정리하면, 올바른 값은 클라이언트가 보고하는 성공률이라는 것을 알 수 있다.
실패율이 20~30%이면 즉시 주의를 기울여야 한다!
그러나 현재 그라파나 대시보드는 catalog 서비스에 속한 모든 워크로드(v1,v2)의 성공률을 보여준다.
문제가 있는 단일 인스턴스를 식별하려면 좀 더 상세한 출력이 필요하다.

10.4.2 프로메테우스를 사용해 영향받는 파드 쿼리하기 Querying the affected Pods using Prometheus

그라파나 대시보드의 정보가 부족하면 프로메테우스에 직접 쿼리할 수 있다.
예를 들어 파드 별 실패율을 쿼리해보자. 다음 기준을 충족하는 메트릭을 쿼리해보자.
- destination 이 보고한 요청
- destination 서비스가 catalog 인 요청
- 응답 플래그가 DC(다운스트림 커넥션 종료)인 요청 ⇒ 서버 입장에서는 응답을 하려는데, 클라이언트가 먼저 끊어 버린 것!

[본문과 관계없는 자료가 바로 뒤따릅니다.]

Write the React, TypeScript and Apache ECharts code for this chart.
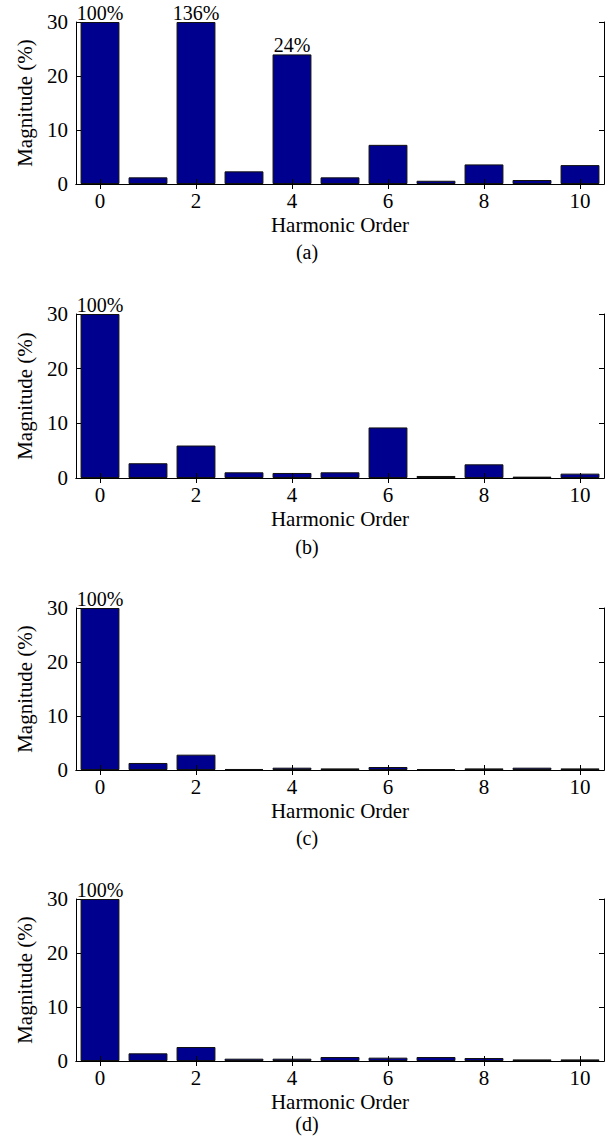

sort_desc( # 가장 높은 값부터 내림차순 정렬
  sum( # irate 값들을 집계
    irate( #  요청 수 초당 증가율
      istio_requests_total {
        reporter="destination",   # 서버(destination) 측에서 보고한 메트릭만 필터링
        destination_service=~"catalog.istioinaction.svc.cluster.local",   # catalog 가 서버(destination)측인 메트릭만 필터링
        response_flags="DC"       # DC (다운스트림 커넥션 종료)로 끝난 메트릭만 필터링
      }[5m]
    )
  )by(response_code, pod, version) # 응답 코드(response_code), 대상 pod, 버전(version) 별로 분리 => sum.. 합산
)

# 쿼리1
istio_requests_total
istio_requests_total{reporter="destination", destination_service=~"catalog.istioinaction.svc.cluster.local"}
istio_requests_total{reporter="destination", destination_service=~"catalog.istioinaction.svc.cluster.local",response_flags="DC"}

# 쿼리2
istio_requests_total{reporter="destination", destination_service=~"catalog.istioinaction.svc.cluster.local",response_flags="DC"}[5m]
irate(istio_requests_total{reporter="destination", destination_service=~"catalog.istioinaction.svc.cluster.local",response_flags="DC"}[5m])
sum(irate(istio_requests_total{reporter="destination", destination_service=~"catalog.istioinaction.svc.cluster.local",response_flags="DC"}[5m]))

# 쿼리3
sum(irate(istio_requests_total{reporter="destination", destination_service=~"catalog.istioinaction.svc.cluster.local",response_flags="DC"}[5m])) by(response_code, pod, version)
sort_desc(sum(irate(istio_requests_total{reporter="destination", destination_service=~"catalog.istioinaction.svc.cluster.local",response_flags="DC"}[5m]))by(response_code, pod, version))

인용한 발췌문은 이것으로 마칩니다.